## RECORDED DATA
------------------------------------
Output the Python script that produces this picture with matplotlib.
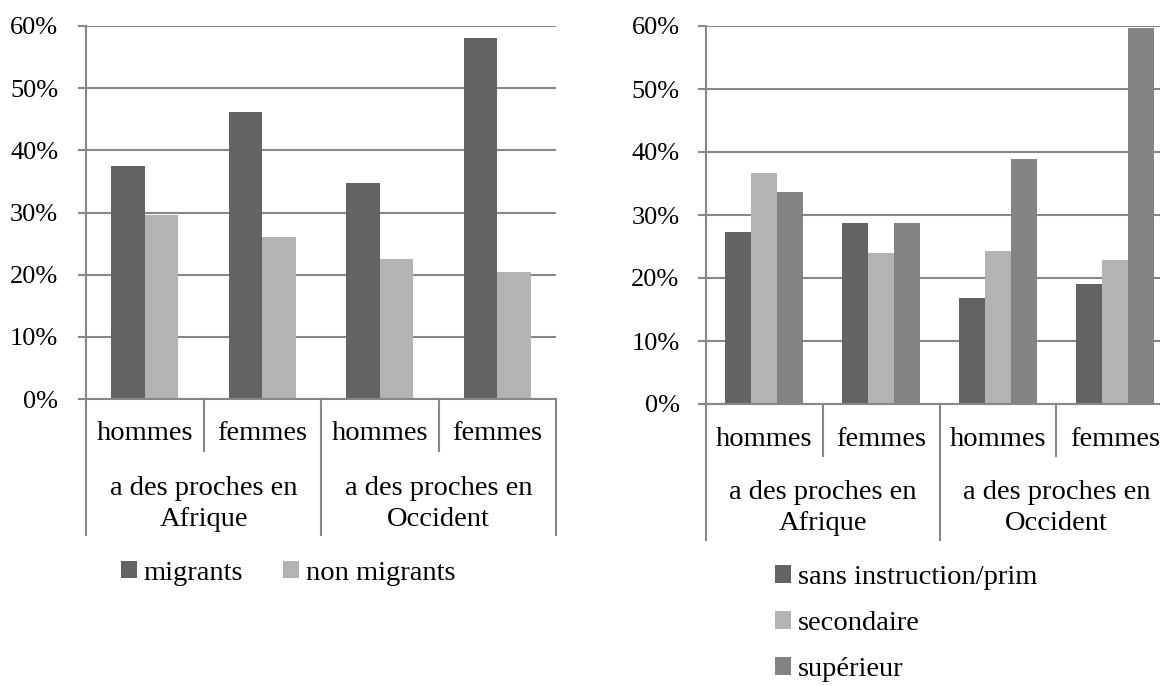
import numpy as np
import matplotlib
matplotlib.use("Agg")
import matplotlib.pyplot as plt
from matplotlib.transforms import blended_transform_factory

plt.rcParams['font.family'] = ['Liberation Serif', 'DejaVu Serif']

# -----------------------
# Data
# -----------------------
sub_labels = ["hommes", "femmes", "hommes", "femmes"]
group_labels = ["a des proches en\nAfrique", "a des proches en\nOccident"]

# left chart
migrants = [37.5, 46.2, 34.8, 58.1]
non_migrants = [29.6, 26.0, 22.5, 20.5]

# right chart
sans_instruction = [27.3, 28.7, 16.8, 19.0]
secondaire = [36.7, 23.9, 24.3, 22.9]
superieur = [33.6, 28.8, 38.9, 59.7]

y_ticks = [0, 10, 20, 30, 40, 50, 60]
y_tick_labels = ["0%", "10%", "20%", "30%", "40%", "50%", "60%"]

DARK = "#636363"
LIGHT = "#b3b3b3"
MID = "#838383"
GRID = "#878787"
FS = 20.5
TICK_FS = 19

W, H = 1160, 686
fig = plt.figure(figsize=(W / 100, H / 100), dpi=100)


def px_axes(left, right, top, bottom):
    return fig.add_axes([left / W, 1 - bottom / H, (right - left) / W, (bottom - top) / H])


def style_axes(ax, height_px, pad, group_off):
    ax.set_xlim(-0.5, 3.5)
    ax.set_ylim(0, 60)
    ax.set_yticks(y_ticks)
    ax.set_yticklabels(y_tick_labels)
    ax.set_xticks([])
    ax.tick_params(axis='y', length=6, width=1.5, color=GRID, pad=pad, labelsize=TICK_FS)
    ax.grid(axis='y', color=GRID, linewidth=1.5)
    ax.set_axisbelow(True)
    for s in ["top", "right"]:
        ax.spines[s].set_visible(False)
    for s in ["left", "bottom"]:
        ax.spines[s].set_color(GRID)
        ax.spines[s].set_linewidth(1.5)

    # two-level category axis
    tr = blended_transform_factory(ax.transData, ax.transAxes)
    f = lambda px: -px / height_px
    for i, lab in enumerate(sub_labels):
        ax.text(i, f(35), lab, transform=tr, ha='center', va='center', fontsize=FS)
    for g, lab in enumerate(group_labels):
        ax.text(2 * g + 0.5, f(group_off), lab, transform=tr, ha='center', va='center',
                fontsize=FS, linespacing=1.35)
    for xb in [0.5, 2.5]:
        ax.plot([xb, xb], [0, f(52)], transform=tr, color=GRID, lw=1.5, clip_on=False)
    for xb in [-0.5, 1.5, 3.5]:
        ax.plot([xb, xb], [0, f(136)], transform=tr, color=GRID, lw=1.5, clip_on=False)


x = np.arange(4)

# -----------------------
# Left chart
# -----------------------
ax1 = px_axes(86, 556, 26, 399)
w1 = 0.285
ax1.bar(x - w1 / 2, migrants, w1, color=DARK, label="migrants")
ax1.bar(x + w1 / 2, non_migrants, w1, color=LIGHT, label="non migrants")
style_axes(ax1, 399 - 26, 14, 105)
ax1.legend(loc='center left', bbox_to_anchor=(121 / W, 1 - 573 / H), bbox_transform=fig.transFigure,
           ncol=2, frameon=False, fontsize=FS, handlelength=0.55, handleheight=0.55,
           handletextpad=0.25, columnspacing=1.4, borderpad=0, borderaxespad=0)

# -----------------------
# Right chart (cut at the figure edge)
# -----------------------
ax2 = px_axes(706, 1173, 26, 404)
w2 = 0.222
ax2.bar(x - w2, sans_instruction, w2, color=DARK, label="sans instruction/prim")
ax2.bar(x, secondaire, w2, color=LIGHT, label="secondaire")
ax2.bar(x + w2, superieur, w2, color=MID, label="supérieur")
style_axes(ax2, 404 - 26, 13, 104)
ax2.legend(loc='upper left', bbox_to_anchor=(775 / W, 1 - 565 / H), bbox_transform=fig.transFigure,
           ncol=1, frameon=False, fontsize=FS, handlelength=0.55, handleheight=0.55,
           handletextpad=0.25, labelspacing=0.74, borderpad=0, borderaxespad=0)

fig.savefig("out.png", dpi=100)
------------------------------------
## WHAT NEEDS TO BE DONE
From the first line above down to the line with "plt.rcParams['font.family'] = ['Liberation", reproduce every line and no others, omitting pictures.

## WRITTEN RESPONSE
Output the Python script that produces this picture with matplotlib.
import numpy as np
import matplotlib
matplotlib.use("Agg")
import matplotlib.pyplot as plt
from matplotlib.transforms import blended_transform_factory

plt.rcParams['font.family'] = ['Liberation Serif', 'DejaVu Serif']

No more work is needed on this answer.